A neutrino can travel through the Earth without interacting with a single atom, therefore most leave no trace of their passage. To observe even just a few of the extremely rare interactions of neutrinos with matter, physicists build detectors with massive amounts of target material and run the experiments for several years. The detectors record signals from the detectable particles that have emerged from these rare collisions of neutrinos with atoms of the target material.
In its pre-conceptual design phase, the LBNE Project pursued two detector options: a water Cherenkov technology and a newer technology known as a Liquid Argon Time Projection Chamber (LArTPC). As of 2012, LBNE has narrowed its focus and plans to continue the development of only the LArTPC detector.
Argon, a gas at room temperature, condenses to a liquid when cooled to cryogenic temperatures. LArTPC technology uses liquid argon (LAr) as a target material. The detection method is based on the collection of ionization electrons, resulting from particle interactions in the liquid argon, onto wire planes immersed in the fluid. Under the influence of an electric field, the electrons drift to the wire planes, thereby creating a signal. A predecessor experiment at Fermilab, MicroBoone, will build a 100-ton LArTPC, whereas LBNE's conceptual design as of April 2012 describes a 34-kiloton detector at a depth of 4850 ft. Due to the reconfiguration effort in the spring of 2012, the size and location of the far detector may change.
The water Cherenkov technology works much differently. In a water Cherenkov detector, charged particles are created in collisions of neutrinos with water molecules. These charged particles travel faster than the speed of light in the water, causing them to emit what is called Cherenkov light.
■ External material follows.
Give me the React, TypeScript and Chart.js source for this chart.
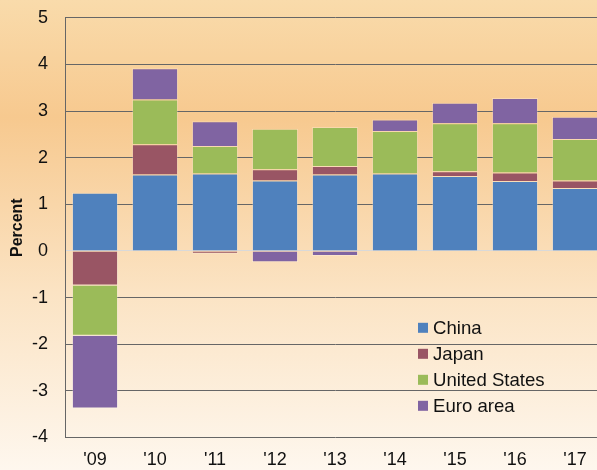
import React, { useEffect, useRef } from "react";
import { Chart, registerables } from "chart.js";

Chart.register(...registerables);

const categories = ["'09", "'10", "'11", "'12", "'13", "'14", "'15", "'16", "'17"];
const china = [1.25, 1.64, 1.66, 1.51, 1.64, 1.66, 1.61, 1.5, 1.35];
const japan = [-0.74, 0.65, -0.06, 0.24, 0.18, 0, 0.1, 0.18, 0.16];
const unitedStates = [-1.08, 0.96, 0.59, 0.87, 0.84, 0.91, 1.03, 1.06, 0.89];
const euroArea = [-1.56, 0.67, 0.53, -0.24, -0.11, 0.25, 0.44, 0.54, 0.48];
const seriesNames = ["China", "Japan", "United States", "Euro area"];
const seriesColors = ["#4F81BD", "#995564", "#9BBB59", "#8064A2"];
const yTicks = { min: -4, max: 5, step: 1 };

const FONT = "'Liberation Sans', Arial, sans-serif";

const insideLegend = {
  id: "insideLegend",
  afterDraw(chart: any) {
    const ctx = chart.ctx;
    const area = chart.chartArea;
    const x0 = area.left + 353;
    const y0 = area.top + 310;
    const rowH = 26;
    ctx.save();
    ctx.font = `18.6px ${FONT}`;
    ctx.textBaseline = "middle";
    ctx.textAlign = "left";
    chart.data.datasets.forEach((ds: any, i: number) => {
      const cy = y0 + i * rowH;
      ctx.fillStyle = ds.backgroundColor;
      ctx.fillRect(x0, cy - 5, 10, 10);
      ctx.fillStyle = "#111111";
      ctx.fillText(ds.label, x0 + 15, cy + 1);
    });
    ctx.restore();
  },
};

export default function App() {
  const canvasRef = useRef<HTMLCanvasElement | null>(null);

  useEffect(() => {
    document.body.style.margin = "0";
    const canvas = canvasRef.current;
    if (!canvas) return;
    const values = [china, japan, unitedStates, euroArea];
    const chart = new Chart(canvas, {
      type: "bar",
      data: {
        labels: categories,
        datasets: values.map((v, i) => ({
          label: seriesNames[i],
          data: v,
          backgroundColor: seriesColors[i],
          borderColor: "rgba(255,255,255,0.25)",
          borderWidth: 1,
          categoryPercentage: 0.77,
          barPercentage: 1,
        })),
      },
      options: {
        animation: false,
        responsive: false,
        maintainAspectRatio: false,
        layout: { padding: { top: 8, right: 7, left: 0, bottom: 0 } },
        plugins: {
          legend: { display: false },
          tooltip: { enabled: false },
        },
        scales: {
          x: {
            stacked: true,
            grid: { display: false, drawTicks: false },
            border: { display: false },
            ticks: {
              color: "#111111",
              font: { family: FONT, size: 18 },
              padding: 12,
              maxRotation: 0,
            },
            afterFit(scale: any) {
              scale.height = 32.5;
            },
          },
          y: {
            stacked: true,
            min: yTicks.min,
            max: yTicks.max,
            ticks: {
              stepSize: yTicks.step,
              color: "#111111",
              font: { family: FONT, size: 18 },
              padding: 17,
            },
            grid: {
              drawTicks: false,
              color: (c: any) => (c.tick && c.tick.value === 0 ? "#d9d9d9" : "#666666"),
              lineWidth: 1,
            },
            border: { display: true, color: "#666666", width: 1 },
            title: {
              display: true,
              text: "Percent",
              color: "#111111",
              font: { family: FONT, size: 16, weight: "bold" },
              padding: { top: 8, bottom: 0 },
            },
            afterFit(scale: any) {
              scale.width = 65;
            },
          },
        },
      },
      plugins: [insideLegend],
    });
    return () => chart.destroy();
  }, []);

  return (
    <div
      style={{
        width: 597,
        height: 470,
        overflow: "hidden",
        position: "relative",
        background:
          "linear-gradient(to bottom, #F9DBAB 0%, #F7C98F 25%, #FBE3C3 62%, #FEF7EE 100%)",
      }}
    >
      <canvas
        ref={canvasRef}
        width={612}
        height={480}
        style={{ display: "block", marginTop: -10 }}
      />
    </div>
  );
}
The light radiates out in a cone around the direction of the initial charged particle, projecting a ring pattern on the opposite side of the detector. An array of light detectors surrounds the water volume to record these rings of light, no matter their direction of travel.
The largest neutrino detector to date is a 50,000-ton water Cherenkov detector in Japan called Super-Kamiokande. It is placed 3300 feet underground in a cylindrical cavern about 40 meters high and 40 meters wide. The cavern is filled with water and on its walls is an array of light-sensitive devices called photomultiplier tubes (PMTs). The depth of the detector shields it from cosmic rays, which are abundant and would generate signals in the detector that serve only to complicate the data analysis. Not all, but most cosmic rays get absorbed by the matter above the detector.
The largest existing LArTPC neutrino experiment is ICARUS, located at the Gran Sasso National Laboratory in Italy. It uses a detector containing 600 tons of liquid argon target material to detect the arrival of neutrinos sent through 730 km of rock from the CERN laboratory in Switzerland. The ICARUS detector is composed of two symmetric, LAr-filled, instrumented modules seated inside of vacuum-tight cryostats roughly 3.5 by 4 by 20 cubic meters in size. It is also located underground to reduce unwanted signals from cosmic rays.